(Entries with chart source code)
>> Start

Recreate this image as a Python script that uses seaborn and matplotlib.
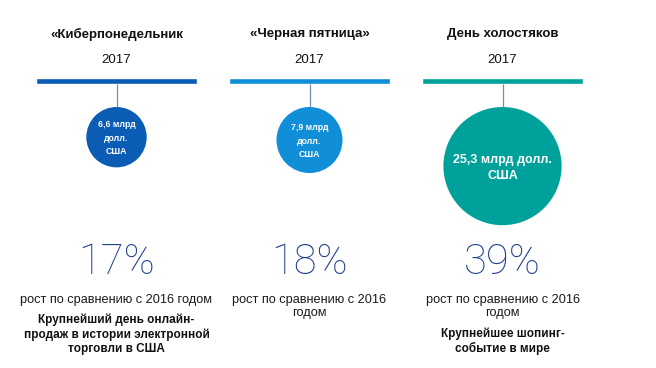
import numpy as np
import matplotlib.pyplot as plt
import seaborn as sns
from matplotlib import font_manager

# ============================================
# DATA
# ============================================
events = ["«Киберпонедельник", "«Черная пятница»", "День холостяков"]
years = ["2017", "2017", "2017"]
sales = [6.6, 7.9, 25.3]  # млрд долл. США
sales_labels = ["6,6 млрд\nдолл.\nСША", "7,9 млрд\nдолл.\nСША", "25,3 млрд долл.\nСША"]
growth = [17, 18, 39]  # % к 2016 году
growth_notes = ["рост по сравнению с 2016 годом",
                "рост по сравнению с 2016\nгодом",
                "рост по сравнению с 2016\nгодом"]
highlights = ["Крупнейший день онлайн-\nпродаж в истории электронной\nторговли в США",
              "",
              "Крупнейшее шопинг-\nсобытие в мире"]
colors = ["#0b5cb4", "#108fd8", "#00a19a"]

# ============================================
# FONTS
# ============================================
sns.set_theme(style="white")
installed = {f.name for f in font_manager.fontManager.ttflist}
body_font = "Liberation Sans" if "Liberation Sans" in installed else "DejaVu Sans"
# thin face for the big percentages
thin_font = "Roboto" if "Roboto" in installed else body_font
plt.rcParams["font.family"] = [body_font, "DejaVu Sans"]

# ============================================
# LAYOUT (x in column units, y in pixels from top)
# ============================================
W, H = 656, 368
col_step = 193.0
first_center = 116.5
fig = plt.figure(figsize=(W / 100, H / 100), dpi=100)
ax = fig.add_axes([0, 0, 1, 1])
ax.set_xlim(-first_center / col_step, (W - first_center) / col_step)
ax.set_ylim(H, 0)
ax.axis("off")

cols = np.arange(len(events))

k = 23.5  # circle diameter in px per sqrt(bn USD)
diam_px = k * np.sqrt(sales)
circle_top = 107

# top colour bars
ax.bar(cols, height=6, bottom=78, width=161 / col_step, color=colors, align="center")

# stems
ax.vlines(cols, 84, circle_top, color="#6f8fb3", linewidth=0.9)

# circles, area proportional to sales
s_min = (k * 0.72) ** 2 * min(sales)
s_max = (k * 0.72) ** 2 * max(sales)
sns.scatterplot(x=cols, y=circle_top + diam_px / 2, hue=events, palette=colors,
                size=sales, sizes=(s_min, s_max), linewidth=0, legend=False, ax=ax)

for i in cols:
    cy = circle_top + diam_px[i] / 2
    big = sales[i] > 20
    ax.text(i, cy + (1.5 if big else 1), sales_labels[i], ha="center", va="center",
            color="white", fontweight="bold", fontsize=9 if big else 6.3,
            linespacing=1.45 if big else 1.6)

    ax.text(i, 34, events[i], ha="center", va="center", fontweight="bold",
            fontsize=9.5, color="#111111")
    ax.text(i, 60, years[i], ha="center", va="center", fontsize=9.5, color="#111111")

    ax.text(i, 262, f"{growth[i]}%", ha="center", va="center", fontsize=30,
            family=[thin_font, "DejaVu Sans"], fontweight=100, color="#1f3f8f")

    ax.text(i, 294, growth_notes[i], ha="center", va="top", fontsize=9.2,
            color="#1a1a1a", linespacing=1.15)
    if highlights[i]:
        y0 = 314 if "\n" not in growth_notes[i] else 327
        ax.text(i, y0, highlights[i], ha="center", va="top", fontsize=8.5,
                fontweight="bold", color="#111111", linespacing=1.2)

plt.savefig("out.png", dpi=100)
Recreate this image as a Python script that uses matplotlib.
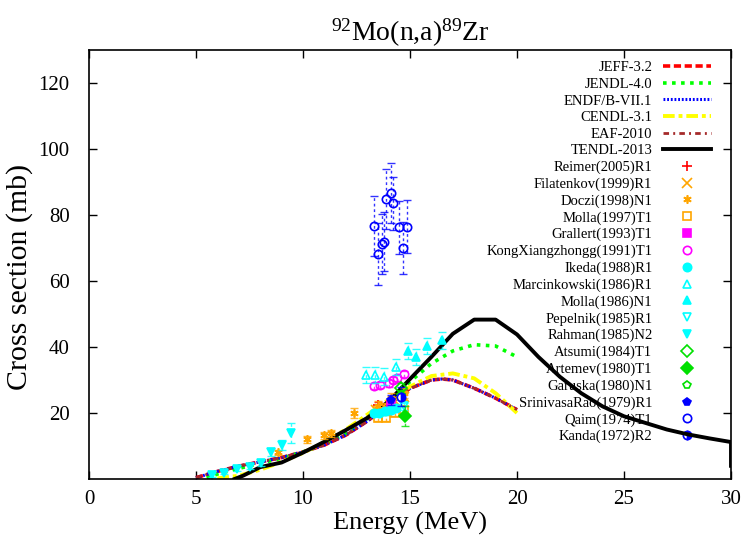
import matplotlib
matplotlib.use("Agg")
import matplotlib.pyplot as plt

plt.rcParams['font.family'] = ['Liberation Serif', 'DejaVu Serif']
plt.rcParams['mathtext.fontset'] = 'custom'
plt.rcParams['mathtext.rm'] = 'Liberation Serif'
plt.rcParams['mathtext.it'] = 'Liberation Serif:italic'

# ---------------- evaluated data ----------------
E_jeff = [5, 6, 7, 8, 9, 10, 11, 12, 13, 14, 15, 16, 16.5, 17, 18, 19, 20]
s_jeff = [0.4, 2.3, 3.9, 5.2, 6.5, 8.2, 10.3, 13.3, 17.5, 22.5, 27.5, 30, 30.3, 30, 27.5, 24.5, 21]

E_jendl = [5.5, 6, 7, 8, 9, 10, 11, 12, 13, 14, 15, 16, 17, 18, 19, 20]
s_jendl = [0.3, 1.5, 3.2, 4.8, 6.3, 8.2, 10.5, 13.8, 18.3, 23.5, 29.5, 35, 38.8, 40.7, 40.3, 37]

E_endf = [5, 6, 7, 8, 9, 10, 11, 12, 13, 14, 15, 16, 16.5, 17, 18, 19, 20]
s_endf = [0.4, 2.3, 3.9, 5.2, 6.5, 8.2, 10.3, 13.3, 17.5, 22.5, 27.5, 30, 30.3, 30, 27.5, 24.5, 21]

E_cendl = [6, 7, 8, 9, 10, 11, 12, 13, 14, 15, 16, 17, 18, 19, 20]
s_cendl = [0.2, 1.0, 2.8, 5.2, 7.9, 11.2, 15, 19.5, 24, 28, 31.2, 32, 30.5, 26, 20]

E_eaf = [5, 6, 7, 8, 9, 10, 11, 12, 13, 14, 15, 16, 16.5, 17, 18, 19, 20]
s_eaf = [0.4, 2.3, 3.9, 5.2, 6.5, 8.2, 10.3, 13.3, 17.5, 22.5, 27.5, 30, 30.3, 30, 27.5, 24.5, 21]

E_tendl = [6.8, 7.2, 8, 9, 10, 11, 12, 13, 14, 15, 16, 17, 18, 19, 20, 21, 22, 23, 24, 25, 26, 27, 28, 29, 30, 30]
s_tendl = [0, 1, 3.6, 5, 8, 11.3, 14.8, 18.5, 23.5, 30.3, 37, 44, 48.3, 48.3, 43.8, 37, 31, 26, 22, 19, 17, 15, 13.5, 12.3, 11.2, 4]

# ---------------- experimental data ----------------
reimer_E = [13.5, 14.1]
reimer_s = [22.3, 23.5]
reimer_d = [1.0, 1.0]

filat_E = [13.4, 13.8, 14.3, 14.7]
filat_s = [21, 22, 23.5, 25]
filat_d = [1.0, 1.0, 1.0, 1.0]

doczi_E = [8.85, 10.2, 11.0, 11.3, 12.4, 13.5, 14.1, 14.7]
doczi_s = [8.1, 12, 13.2, 13.8, 20, 22, 24.5, 26]
doczi_d = [0.8, 1.0, 1.0, 1.0, 1.5, 1.5, 1.5, 1.5]

molla97_E = [13.5, 13.9, 14.3, 14.7]
molla97_s = [18.5, 18.5, 20, 21]
molla97_d = [1.0, 1.0, 1.0, 1.0]

grall_E = [14.1]
grall_s = [22.5]
grall_d = [1.0]

kong_E = [13.3, 13.6, 14.0, 14.2, 14.4, 14.7]
kong_s = [28.2, 28.5, 29, 30, 30.6, 31.8]
kong_d = [1.0, 1.0, 1.0, 1.0, 1.0, 1.0]

ikeda_E = [13.3, 13.55, 13.85, 14.1, 14.35]
ikeda_s = [20, 20, 20.5, 21, 21.5]
ikeda_d = [1.0, 1.0, 1.0, 1.0, 1.0]

marc_E = [12.95, 13.35, 13.8, 14.35]
marc_s = [31.5, 31.5, 31, 34]
marc_d = [2.5, 2.5, 2.5, 2.5]

molla86_E = [14.9, 15.3, 15.8, 16.5]
molla86_s = [38.8, 37, 40.3, 42]
molla86_d = [2.5, 2.5, 2.5, 2.5]

pepel_E = [14.7]
pepel_s = [22]
pepel_d = [1.0]

rahman_E = [5.76, 6.3, 6.9, 7.5, 8.05, 8.5, 9.0, 9.45]
rahman_s = [1.2, 1.9, 3.0, 3.7, 4.8, 8.3, 10.3, 13.9]
rahman_d = [0.5, 0.5, 0.6, 0.7, 1.0, 1.2, 1.5, 3.0]

atsumi_E = [14.6]
atsumi_s = [27.5]
atsumi_d = [1.5]

artem_E = [14.75]
artem_s = [19]
artem_d = [3.0]

garus_E = [14.6]
garus_s = [25.5]
garus_d = [1.5]

srini_E = [14.1]
srini_s = [24]
srini_d = [1.5]

qaim_E = [14.09, 13.9, 14.2, 13.33, 14.5, 14.85, 13.8, 13.7, 14.66, 13.5]
qaim_s = [86.7, 84.8, 83.6, 76.7, 76.3, 76.4, 71.9, 71.2, 70, 68.2]
qaim_d = [9, 9, 8, 9, 8, 8, 9, 9, 8, 9.5]

kanda_E = [14.6]
kanda_s = [25]
kanda_d = [3.0]

fig = plt.figure(figsize=(7.44, 5.39), dpi=100)
ax = fig.add_axes([89/744, 60/539, 642/744, 429/539])

ax.plot(E_jeff, s_jeff, color='#ff0000', lw=2.6, ls=(0, (2, 1)), label='JEFF-3.2')
ax.plot(E_jendl, s_jendl, color='#00ff00', lw=2.6, ls=(0, (1, 1.5)), label='JENDL-4.0')
ax.plot(E_endf, s_endf, color='#0000ff', lw=2.2, ls=(0, (0.6, 0.6)), label='ENDF/B-VII.1')
ax.plot(E_cendl, s_cendl, color='#ffff00', lw=2.8, ls=(0, (3, 1, 1, 1)), label='CENDL-3.1')
ax.plot(E_eaf, s_eaf, color='#a52a2a', lw=2.0, ls=(0, (2, 1.5, 0.7, 1.5)), label='EAF-2010')
ax.plot(E_tendl, s_tendl, color='black', lw=2.8, label='TENDL-2013')

exp_sets = [
    ('Reimer(2005)R1', reimer_E, reimer_s, reimer_d, '#ff0000', '+', True),
    ('Filatenkov(1999)R1', filat_E, filat_s, filat_d, '#ffa500', 'x', True),
    ('Doczi(1998)N1', doczi_E, doczi_s, doczi_d, '#ffa500', (6, 2, 0), True),
    ('Molla(1997)T1', molla97_E, molla97_s, molla97_d, '#ffa500', 's', False),
    ('Grallert(1993)T1', grall_E, grall_s, grall_d, '#ff00ff', 's', True),
    ('KongXiangzhongg(1991)T1', kong_E, kong_s, kong_d, '#ff00ff', 'o', False),
    ('Ikeda(1988)R1', ikeda_E, ikeda_s, ikeda_d, '#00ffff', 'o', True),
    ('Marcinkowski(1986)R1', marc_E, marc_s, marc_d, '#00ffff', '^', False),
    ('Molla(1986)N1', molla86_E, molla86_s, molla86_d, '#00ffff', '^', True),
    ('Pepelnik(1985)R1', pepel_E, pepel_s, pepel_d, '#00ffff', 'v', False),
    ('Rahman(1985)N2', rahman_E, rahman_s, rahman_d, '#00ffff', 'v', True),
    ('Atsumi(1984)T1', atsumi_E, atsumi_s, atsumi_d, '#00e000', 'D', False),
    ('Artemev(1980)T1', artem_E, artem_s, artem_d, '#00e000', 'D', True),
    ('Garuska(1980)N1', garus_E, garus_s, garus_d, '#00e000', 'p', False),
    ('SrinivasaRao(1979)R1', srini_E, srini_s, srini_d, '#0000ff', 'p', True),
    ('Qaim(1974)T1', qaim_E, qaim_s, qaim_d, '#0000ff', 'o', False),
    ('Kanda(1972)R2', kanda_E, kanda_s, kanda_d, '#0000ff', 'o', 'half'),
]

for label, E, s, d, col, mk, filled in exp_sets:
    eb = ax.errorbar(E, s, yerr=d, fmt='none', ecolor=col, elinewidth=1.0,
                     capsize=3, capthick=1.0, alpha=0.8)
    for c in eb[2]:
        c.set_linestyle((0, (2, 2)))
    kw = dict(ls='none', marker=mk, color=col, markersize=6 if mk not in ('+', 'x') else 7,
              markeredgewidth=1.2, label=label)
    if filled is False:
        kw['markerfacecolor'] = 'none'
    elif filled == 'half':
        kw['fillstyle'] = 'right'
        kw['markerfacecoloralt'] = 'white'
    ax.plot(E, s, **kw)

ax.set_xlim(0, 30)
ax.set_ylim(0, 130)
ax.set_xticks([0, 5, 10, 15, 20, 25, 30])
ax.set_yticks([20, 40, 60, 80, 100, 120])
ax.tick_params(direction='in', length=6, width=1, top=True, right=True, labelsize=15)
ax.tick_params(axis='x', pad=8)
ax.tick_params(axis='y', pad=14)
for sp in ax.spines.values():
    sp.set_linewidth(1.2)

ax.set_xlabel('Energy (MeV)', fontsize=19, labelpad=2)
ax.set_ylabel('Cross section (mb)', fontsize=21.5, labelpad=6)
ax.yaxis.set_label_coords(-0.087, 0.47)
ax.set_title(r'$^{92}$Mo(n,a)$^{89}$Zr', fontsize=20, pad=7)

leg = ax.legend(loc='upper right', bbox_to_anchor=(1.0 - 10 / 642, 1.0 - 1 / 429), frameon=False,
                markerfirst=False, fontsize=10.5, labelspacing=0.23, handlelength=3.3,
                handletextpad=0.7, borderaxespad=0.4, numpoints=1, borderpad=0.3)
leg.set_zorder(1)

fig.savefig('out.png', dpi=100)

>> End

_JOB:_ Without the pictures, write out the lines from the beginning of the entries through the line with "from matplotlib import font_manager".

_THE SOLUTION:_
Recreate this image as a Python script that uses seaborn and matplotlib.
import numpy as np
import matplotlib.pyplot as plt
import seaborn as sns
from matplotlib import font_manager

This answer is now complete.